Desde siempre Pérez-Reverte ha mostrado su intención de contar lo que es una guerra vista desde la línea de fuego, se diría que como consecuencia de sus muchos años de corresponsal, sobre todo en guerras, para Televisión Española. Algunos, con mala intención por cierto muy española, le acusan por eso mismo de ser un presumido narrador de batallitas, y probablemente eso le importa un carajo (entre otras cosas porque es verdad que fue corresponsal: no anda, en todo caso, presumiendo de algo que no pueda presumir; pero dejémoslo, que no le hace falta ayuda en esa batalla).
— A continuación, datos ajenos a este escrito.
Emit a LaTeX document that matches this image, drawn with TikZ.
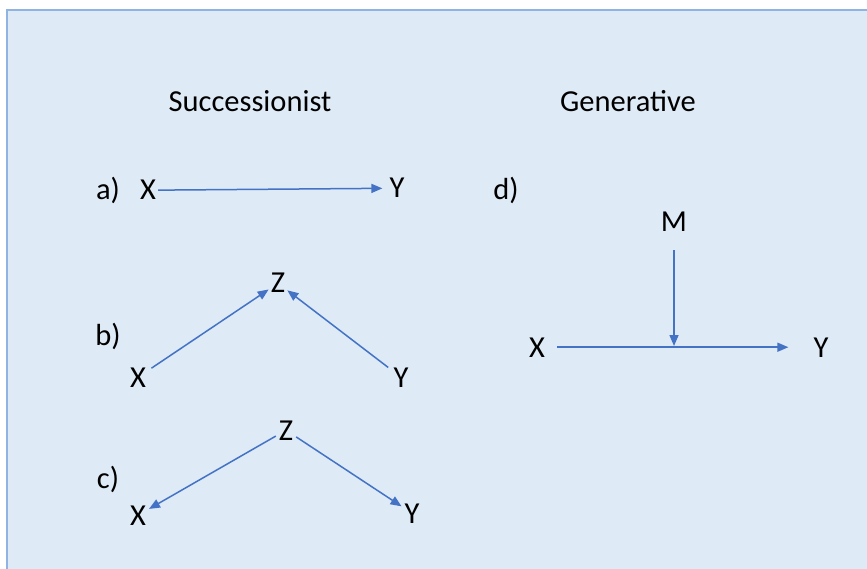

Lo que sí sabe cualquiera que haya vivido aunque sólo sea un poco a cierta distancia de las redacciones y los platós o de los cafés y los bocaccios es que se han solido contar muy mal en público las realidades por otro lado más cultivadas por el columnismo de opinión y la prosa de aventuras: la infinidad de sucesos que se dan en un solo minuto de galerna vivida en un dos palos a 40 millas de puerto no se comunican con un plano general y una interjección, si es que interesa que otros conozcan esa realidad; y no digamos la realidad de una guerra, que nunca es grande ni chica, nunca es o de trincheras o de guerrilas, porque siempre es personal, de personas, de Ginés o de Patricia, o tuya, tu guerra, tu presencia en ese momento concreto y en ese metro cuadrado concreto que ha sido el único que se ha librado, de todos los de alrededor, de la metralla de esa granada. O al contrario, ha sido el único afectado, y ahora te preguntas por qué, mientras ves, inmóvil, cómo tu femoral está al aire y expulsando toda tu sangre, te tenía que tocar a ti.

Quien busque en Linea de fuego una novela de guerra tal como han sido la mayoría hasta ahora, no la encontrará. Alguno puede que esté cansado de esa camaradería estereotipada de carne de cañón apostando a los dados, de esa estereotipada fe en los jefes y en las causas: es más probable que a este le agrade la novela.

El hombre solo, rodeado de una multitud, ignorante en cada segundo de si ese es el último segundo de su vida. ¿Tanto se parece la guerra a la vida?